His first aim in life was to be a school teacher, but his interest in the gospel of impartial grace grew upon him, and the desire to be a preacher became the settled purpose of his soul, and was carried out through uncommon difficulties and trials. During the long years of his sickness and pain and poverty he bore himself with becoming submission to God's will and with gratitude to the friends who sent him aid and comfort. He was married in 1832 to Miss Mary Ann McKechnie, of Athens, Me., who survives him. They have had several children, all of whom died in infancy. Just before his departure he said to his friends: "I still maintain the same faith which I have so long preached to the world. I see all embraced in the arms of divine love, and believe when the earthly house of this tabernacle is dissolved we shall then enter into a house not made with hands, where we shall meet a ransomed world and praise God throughout a progressive eternity."
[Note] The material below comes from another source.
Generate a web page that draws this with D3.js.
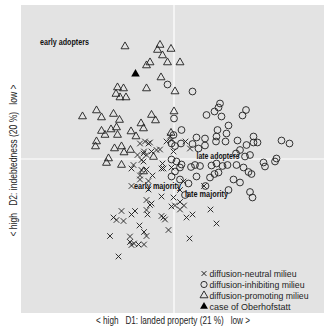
<!DOCTYPE html>
<html><head><meta charset="utf-8">
<script src="https://cdn.jsdelivr.net/npm/d3@7"></script>
<style>body{margin:0;background:#fff}svg{display:block}</style>
</head><body><svg id="chart" width="324" height="332"></svg>
<script>
// MCA map: municipalities on D1 (landed property) and D2 (indebtedness)
const neutral = [
  [-0.68,0.31],[-0.58,0.35],[-0.48,0.33],[-0.08,0.45],[-0.05,0.38],[-0.15,0.35],[0.23,0.35],[0.32,0.21],
  [-0.01,0.15],[-0.61,0.11],[-0.55,0.08],[-0.35,0.18],[-0.73,0.08],[-0.65,-0.02],[-0.23,-0.09],[-0.81,-0.12],
  [-0.85,-0.19],[-0.68,-0.33],[-0.55,-0.21],[-0.43,-0.33],[-0.25,-0.19],[-0.05,-0.17],[-0.51,-0.44],[-0.85,-0.54],
  [-0.51,-0.61],[0.12,-0.62],[0.60,-0.54],[-0.25,-0.75],[-0.01,-0.77],[-0.55,-0.82],[-0.45,-0.89],[-0.05,-0.95],
  [0.02,-0.93],[0.12,-0.86],[0.20,-0.93],[0.12,-1.01],[0.37,-1.11],[0.25,-1.17],[0.73,-1.01],[0.85,-1.29],
  [-1.05,-1.04],[-1.21,-1.17],[-1.15,-1.22],[-1.01,-1.24],[-0.85,-1.11],[-0.78,-1.04],[-0.55,-1.02],[-0.53,-1.11],
  [-0.25,-1.14],[-0.21,-1.17],[-0.18,-1.21],[-0.11,-1.42],[-0.69,-1.33],[-0.60,-1.46],[-0.55,-1.54],[-1.28,-1.54],
  [-0.88,-1.55],[-0.88,-1.66],[-0.80,-1.69],[-0.60,-1.71],[-0.71,-1.71],[0.31,-1.59],[-1.11,-1.95],[-0.51,0.31],
  [-0.60,0.15],[-0.45,0.15],[-0.28,0.19],[-0.61,-0.05],[-0.65,-0.22],[-0.21,-0.19],[-0.68,-0.41],[-0.48,-0.92],
  [-0.85,-1.72],[0.19,-0.45]
];
const inhibiting = [
  [-0.13,1.49],[0.37,1.35],[0.92,1.11],[0.89,1.03],[0.81,0.95],[0.65,0.88],[1.44,0.98],[1.37,0.87],
  [0.95,0.85],[0.00,0.81],[1.09,0.67],[0.15,0.58],[0.87,0.58],[1.05,0.51],[0.85,0.45],[0.45,0.43],
  [1.59,0.45],[1.27,0.37],[0.84,0.35],[1.59,0.33],[1.67,0.33],[2.15,0.37],[2.31,0.31],[0.37,0.30],
  [0.62,0.27],[0.49,0.21],[-0.05,0.31],[0.02,0.26],[0.14,0.31],[1.03,0.35],[1.45,0.28],[1.32,0.18],
  [1.24,0.11],[1.52,0.08],[1.42,0.05],[2.05,0.01],[2.02,-0.05],[1.79,-0.07],[1.82,-0.15],[-0.05,-0.01],
  [0.05,-0.05],[0.15,-0.11],[0.42,-0.12],[0.52,-0.14],[0.75,-0.13],[0.85,-0.09],[0.97,-0.14],[1.07,-0.12],
  [1.25,-0.12],[1.39,-0.17],[0.12,-0.17],[0.34,-0.16],[1.49,-0.26],[1.55,-0.30],[0.89,-0.27],[0.81,-0.30],
  [0.72,-0.37],[-0.05,-0.35],[0.12,-0.41],[0.29,-0.49],[1.19,-0.41],[1.32,-0.47],[1.09,-0.62],[1.52,-0.66],
  [1.57,-0.77],[0.22,-0.72],[0.63,-0.54],[0.02,-0.25],[0.45,-0.35],[-0.01,0.48],[0.62,0.41]
];
const promoting = [
  [-0.98,2.25],[-0.28,2.28],[-0.33,2.18],[-0.06,2.20],[-0.23,2.07],[-0.48,1.93],[-0.55,1.87],[-0.13,1.93],
  [0.12,1.93],[-0.26,1.63],[-1.13,1.43],[-1.01,1.41],[-0.55,1.41],[0.02,1.35],[-1.16,1.30],[-1.08,1.23],
  [-0.96,1.23],[-1.83,0.85],[-1.55,0.97],[-1.45,0.83],[-1.21,0.90],[-1.09,0.78],[-0.45,0.88],[-0.37,0.77],
  [0.00,0.95],[-0.66,0.71],[-0.61,0.61],[-1.45,0.56],[-1.26,0.59],[-1.15,0.63],[-1.38,0.48],[-1.13,0.48],
  [-0.86,0.55],[-0.76,0.45],[-1.55,0.35],[-1.57,0.25],[-1.19,0.21],[-1.05,0.25],[-1.00,0.13],[-0.87,0.18],
  [-1.31,0.01],[-1.35,-0.08],[-1.05,-0.12],[-0.41,0.04],[-0.61,-0.25],[-0.06,0.52]
];
const oberhofstatt = [[-0.77,1.70]];

// adopter-type categories, labelled at their positions
const groupNames = ["early adopters", "late adopters", "early majority", "late majority"];
const groupPos = [[-2.68,2.34],[0.45,0.07],[-0.80,-0.54],[0.22,-0.70]];
const legendLabels = ["diffusion-neutral milieu","diffusion-inhibiting milieu","diffusion-promoting milieu","case of Oberhofstatt"];
const xTitle = "< high\u00a0\u00a0\u00a0D1: landed property (21 %)\u00a0\u00a0\u00a0low >";
const yTitle = "< high\u00a0\u00a0\u00a0D2: indebtedness (20 %)\u00a0\u00a0\u00a0low >";
const xDomain = [-3.06, 3.00];
const yDomain = [-3.08, 3.08];

const svg = d3.select("#chart");
const panel = {left: 21, right: 324, top: 5, bottom: 313};
const x = d3.scaleLinear().domain(xDomain).range([panel.left, panel.right]);
const y = d3.scaleLinear().domain(yDomain).range([panel.bottom, panel.top]);
const font = "'Liberation Sans', Arial, Helvetica, sans-serif";
const ink = "#1e1e1e";

svg.append("rect").attr("x", panel.left).attr("y", panel.top)
  .attr("width", panel.right - panel.left).attr("height", panel.bottom - panel.top)
  .attr("fill", "#e3e3e3");

// origin lines
svg.append("line").attr("x1", x(0)).attr("x2", x(0)).attr("y1", panel.top).attr("y2", panel.bottom)
  .attr("stroke", "#fff").attr("stroke-width", 1.2);
svg.append("line").attr("x1", panel.left).attr("x2", panel.right).attr("y1", y(0)).attr("y2", y(0))
  .attr("stroke", "#fff").attr("stroke-width", 1.2);

const crossPath = "M-2.8,-2.8L2.8,2.8M-2.8,2.8L2.8,-2.8";
const triPath = d3.symbol().type(d3.symbolTriangle).size(27)();
const marks = svg.append("g").attr("fill", "none").attr("stroke", ink).attr("stroke-width", 0.9);

marks.selectAll(".circ").data(inhibiting).join("circle").attr("class", "circ")
  .attr("cx", d => x(d[0])).attr("cy", d => y(d[1])).attr("r", 3.4);
marks.selectAll(".tri").data(promoting).join("path").attr("class", "tri")
  .attr("d", triPath).attr("transform", d => `translate(${x(d[0])},${y(d[1])})`);
marks.selectAll(".cross").data(neutral).join("path").attr("class", "cross")
  .attr("d", crossPath).attr("transform", d => `translate(${x(d[0])},${y(d[1])})`);
svg.selectAll(".case").data(oberhofstatt).join("path").attr("class", "case")
  .attr("d", d3.symbol().type(d3.symbolTriangle).size(32)())
  .attr("fill", "#000").attr("transform", d => `translate(${x(d[0])},${y(d[1])})`);

// group labels
const labelWidths = [49, 43, 47, 43];
svg.selectAll(".grp").data(groupNames).join("text").attr("class", "grp")
  .attr("x", (d, i) => x(groupPos[i][0])).attr("y", (d, i) => y(groupPos[i][1]) + 3)
  .attr("font-family", font).attr("font-weight", "bold").attr("font-size", 8.4)
  .attr("fill", "#111").attr("textLength", (d, i) => labelWidths[i]).attr("lengthAdjust", "spacingAndGlyphs")
  .text(d => d);

// legend
const legend = svg.append("g").attr("transform", "translate(204,273.5)");
const legWidths = [87, 95, 99, 81];
const rowH = 11;
legend.selectAll("text").data(legendLabels).join("text")
  .attr("x", 5.5).attr("y", (d, i) => i * rowH + 3.4)
  .attr("font-family", font).attr("font-size", 9.6).attr("fill", ink)
  .attr("textLength", (d, i) => legWidths[i]).attr("lengthAdjust", "spacingAndGlyphs")
  .text(d => d);
legend.append("path").attr("d", "M-2.4,-2.4L2.4,2.4M-2.4,2.4L2.4,-2.4")
  .attr("stroke", ink).attr("stroke-width", 1).attr("fill", "none");
legend.append("circle").attr("cy", rowH).attr("r", 3.1).attr("stroke", ink).attr("stroke-width", 0.9).attr("fill", "none");
legend.append("path").attr("d", triPath).attr("transform", `translate(0,${rowH * 2})`)
  .attr("stroke", ink).attr("stroke-width", 0.9).attr("fill", "none");
legend.append("path").attr("d", triPath).attr("transform", `translate(0,${rowH * 3})`)
  .attr("fill", "#000");

// axis titles
svg.append("text").attr("x", (panel.left + panel.right) / 2 + 0.5).attr("y", 324)
  .attr("text-anchor", "middle").attr("font-family", font).attr("font-size", 10.5).attr("fill", ink)
  .attr("textLength", 154).attr("lengthAdjust", "spacingAndGlyphs").text(xTitle);
svg.append("text").attr("transform", `translate(16.5,${(panel.top + panel.bottom) / 2 + 1.5}) rotate(-90)`)
  .attr("text-anchor", "middle").attr("font-family", font).attr("font-size", 10.5).attr("fill", ink)
  .attr("textLength", 152).attr("lengthAdjust", "spacingAndGlyphs").text(yTitle);
</script></body></html>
Rev. Frederick Stanley Bacon, the son of Horace and Delia (Johnson) Bacon, was born in Middletown, Conn., May 1st, 1831, and died very suddenly of apoplexy in Belfast, Me., Oct. 14, 1873. Mr. Bacon was educated at the High School in Middletown. Some years afterwards he turned his attention to the ministry, entered St. Lawrence University in 1862, and was graduated in 1865. He was ordained at Nunda, N. Y., July 22, 1868, at which time he received the rite of baptism by the hand of Rev. J. H. Hartzell, D.D. Mr. Bacon has had regular settlements at Titusville, Pa., Nunda, N. Y., and Belfast, Me. He supplied the pulpit for a few months, we believe, at Attica, N. Y., before going to Belfast. Mr. Bacon's funeral took place, on the Sunday following his death, at the church in Middletown, Rev. Dr. Hartzell delivering the discourse. The church was crowded by those who knew and loved him, and his funeral, attended by the Masonic fraternity, was one of the largest ever witnessed in that city. There were also appropriate services at Belfast, conducted by Rev. A. H. Sweetser of Rockland.

Mr. Bacon was a man of culture and character; he was a good preacher and a fine elocutionist. He was a lover of aesthetics, and admired beauty in forms of religion as in forms of nature. He was earnest and faithful in his ministry. By his spirit and bearing he conquered prejudice and gained respect. He was always a gentleman. He had a warm heart and made a host of friends wherever he labored. In Middletown, where he was reared and educated, he was universally respected. He was never married. His father died in 1860, his aged mother still lives in Middletown.